Here's where insurance audits connect directly to your financial operations.

  • Premium spend versus cash flow budget. What percentage of your cash flow goes to insurance premiums annually? Most dealerships spend 1 to 2.5 percent of gross profit on property and casualty insurance. If you're budgeting $180,000 annually but your cash flow is tight, you might be under-insured to save money in the short term. Audits force you to justify that decision. Better to reconcile coverage against actual risk and adjust cash flow accordingly than to discover gaps mid-year.
  • Deductible strategy. What deductibles are you carrying? A $5,000 deductible costs less than a $1,000 deductible. But if you're filing multiple small claims annually, the $5,000 deductible hurts your cash flow in claims years. Document your deductible choices and the loss history that justifies them. Show the auditor that you've thought through the trade-off between premium savings and cash flow risk.
  • Premium audit schedule. Know when your audits happen. Some insurers audit monthly based on new vehicle acquisitions. Others audit annually. Know which applies to you and ensure your team is ready. If your office manager knows the audit is coming in Q2, she can prepare documentation in advance instead of scrambling.
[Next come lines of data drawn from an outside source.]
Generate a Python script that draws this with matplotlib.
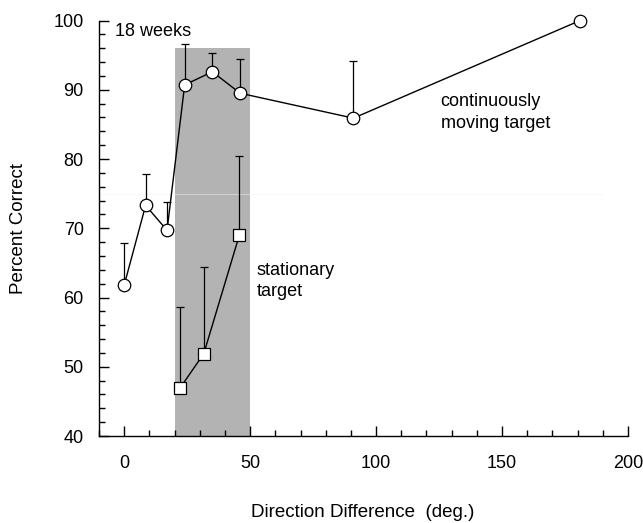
import numpy as np
import matplotlib.pyplot as plt
from matplotlib.ticker import MultipleLocator

plt.rcParams['font.family'] = ['Liberation Sans', 'DejaVu Sans']

# continuously moving target
moving_x = [0, 8.5, 17, 24, 35, 46, 91, 181]
moving_y = [61.8, 73.3, 69.7, 90.7, 92.6, 89.5, 85.9, 100]
moving_err = [6.0, 4.6, 4.1, 5.9, 2.7, 5.0, 8.2, 0]

# stationary target
stat_x = [22.3, 31.6, 45.7]
stat_y = [47.0, 51.9, 69.0]
stat_err = [11.6, 12.5, 11.5]

shade_x = (20, 50)
shade_top = 96

fig = plt.figure(figsize=(6.43, 5.23), dpi=100)
ax = fig.add_axes([0.154, 0.1663, 0.8227, 0.7945])

ax.fill_between(shade_x, 40, shade_top, color='#b3b3b3', lw=0, zorder=0)
ax.axhline(75, xmax=0.95, color='#f2f2f2', lw=0.6, alpha=0.6, zorder=0.5)

ax.errorbar(moving_x, moving_y, yerr=[np.zeros(len(moving_err)), moving_err],
            fmt='none', ecolor='black', elinewidth=0.9, capsize=3, capthick=0.9, zorder=2)
ax.errorbar(stat_x, stat_y, yerr=[np.zeros(len(stat_err)), stat_err],
            fmt='none', ecolor='black', elinewidth=0.9, capsize=3, capthick=0.9, zorder=2)
ax.plot(moving_x, moving_y, color='black', lw=1, marker='o', ms=9,
        mfc='white', mec='black', mew=0.9, zorder=3, clip_on=False)
ax.plot(stat_x, stat_y, color='black', lw=1, marker='s', ms=8,
        mfc='white', mec='black', mew=0.9, zorder=3, clip_on=False)

ax.set_xlim(-10, 200)
ax.set_ylim(40, 100)
ax.xaxis.set_major_locator(MultipleLocator(50))
ax.xaxis.set_minor_locator(MultipleLocator(10))
ax.yaxis.set_major_locator(MultipleLocator(10))
ax.yaxis.set_minor_locator(MultipleLocator(2))
ax.tick_params(axis='both', which='both', direction='in', width=1)
ax.tick_params(axis='both', which='major', length=7, labelsize=13)
ax.tick_params(axis='both', which='minor', length=4)
ax.tick_params(axis='x', pad=14)
ax.tick_params(axis='y', pad=11)

for s in ['top', 'right']:
    ax.spines[s].set_visible(False)
ax.spines['left'].set_linewidth(1)
ax.spines['bottom'].set_linewidth(1)

ax.set_xlabel('Direction Difference  (deg.)', fontsize=13.5, va='center')
ax.set_ylabel('Percent Correct', fontsize=13.5, va='center')
ax.xaxis.set_label_coords(0.499, -0.183)
ax.yaxis.set_label_coords(-0.153, 0.5)

ax.text(-3.7, 98.4, '18 weeks', fontsize=13, va='center', ha='left')
ax.text(52.5, 62.4, 'stationary\ntarget', fontsize=13, va='center', ha='left',
        linespacing=1.35)
ax.text(125.6, 86.7, 'continuously\nmoving target', fontsize=13, va='center', ha='left',
        linespacing=1.35)

plt.savefig('out.png', dpi=100)
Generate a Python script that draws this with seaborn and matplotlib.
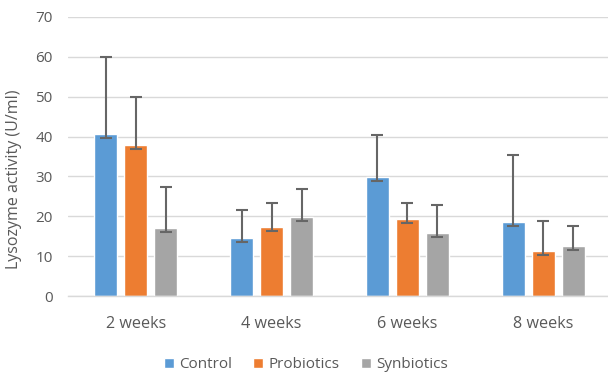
import pandas as pd
import numpy as np
import matplotlib
matplotlib.use('Agg')
import matplotlib.pyplot as plt
from matplotlib.patches import Patch
import seaborn as sns

# data
weeks = ['2 weeks', '4 weeks', '6 weeks', '8 weeks']
groups = ['Control', 'Probiotics', 'Synbiotics']
control = [40.6, 14.5, 29.9, 18.6]
probiotics = [37.9, 17.2, 19.2, 11.2]
synbiotics = [17.1, 19.9, 15.9, 12.5]
control_err = [19.4, 7.1, 10.6, 16.8]
probiotics_err = [12.1, 6.2, 4.2, 7.7]
synbiotics_err = [10.2, 6.9, 6.9, 5.1]

colors = ['#5B9BD5', '#ED7D31', '#A5A5A5']
grey = '#595959'

# long table for seaborn
df = pd.DataFrame({
    'week': weeks * 3,
    'group': [g for g in groups for _ in weeks],
    'value': control + probiotics + synbiotics,
    'err': control_err + probiotics_err + synbiotics_err,
})

sns.set_style('white')
plt.rcParams['font.family'] = ['Open Sans', 'DejaVu Sans']

fig = plt.figure(figsize=(6.08, 3.74), dpi=100)
ax = fig.add_axes([68/608, 78/374, 543/608, 279/374])

sns.barplot(data=df, x='week', y='value', hue='group', order=weeks,
            hue_order=groups, palette=colors, width=0.663, gap=0.233,
            saturation=1, errorbar=None, legend=False, ax=ax)

# error bars, mostly upward like the original
for cont, g in zip(ax.containers, groups):
    sub = df[df['group'] == g].set_index('week').loc[weeks]
    for bar, (_, row) in zip(cont, sub.iterrows()):
        x = bar.get_x() + bar.get_width() / 2
        ax.errorbar(x, row['value'], yerr=[[1.0], [row['err']]], fmt='none',
                    ecolor='#666666', elinewidth=1.5, capsize=4.5, capthick=1.5,
                    zorder=3)

ax.set_ylim(0, 70)
ax.set_yticks(range(0, 71, 10))
ax.set_xlim(-0.5, 3.5)
ax.yaxis.grid(True, color='#D9D9D9', linewidth=1)
ax.set_axisbelow(True)
for s in ['left', 'right', 'top']:
    ax.spines[s].set_visible(False)
ax.spines['bottom'].set_color('#D9D9D9')
ax.spines['bottom'].set_linewidth(1)
ax.tick_params(axis='y', length=0, pad=11, labelsize=11, labelcolor=grey)
ax.tick_params(axis='x', length=0, pad=14.5, labelsize=11.6, labelcolor=grey)
ax.set_xlabel('')
ax.set_ylabel('Lysozyme activity (U/ml)', fontsize=11.5, color=grey)
ax.yaxis.set_label_coords(-0.085, 0.42)

handles = [Patch(facecolor=c, label=g) for c, g in zip(colors, groups)]
leg = fig.legend(handles=handles, loc='center', bbox_to_anchor=(0.503, 0.025),
                 ncol=3, frameon=False, fontsize=11, handlelength=0.65,
                 handleheight=0.65, handletextpad=0.35, columnspacing=1.4)
for t in leg.get_texts():
    t.set_color(grey)

fig.savefig('out.png', dpi=100)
Making the Checklist Stick

The difference between a checklist that works and one that sits in a folder is accountability and frequency.

Assign ownership. Your office manager or controller should own this. Schedule a quarterly audit review meeting. Pull the checklist, walk through each section, and update status. This doesn't take hours. Thirty minutes quarterly beats a three-day scramble when the adjuster calls.

Connect it to your existing financial reporting cycle. Your controller already reviews cash flow, gross profit, and floor plan numbers monthly. Insurance audits should live in the same workflow. If you're using a system that consolidates your inventory view, reconditioning status, and financial reporting, you're already halfway there. Tools like Dealer1 Solutions give your team a single source of truth for vehicle status, which makes inventory documentation for audits much faster and more accurate.

Document everything in writing. Don't rely on conversations with your broker. When the auditor asks about loaner coverage, you should be able to hand them a document that shows your loaner policy, current loaner count, and driver assignments. This reduces friction and gets you better outcomes.

Finally, use audit findings to improve operations. If an audit reveals that 15 percent of your used inventory takes longer to recondition than expected, that's a cash flow issue and a potential coverage exposure. Fix the process, not just the paperwork.

A good insurance audit checklist isn't about compliance. It's about running a cleaner dealership that actually knows what it's insuring.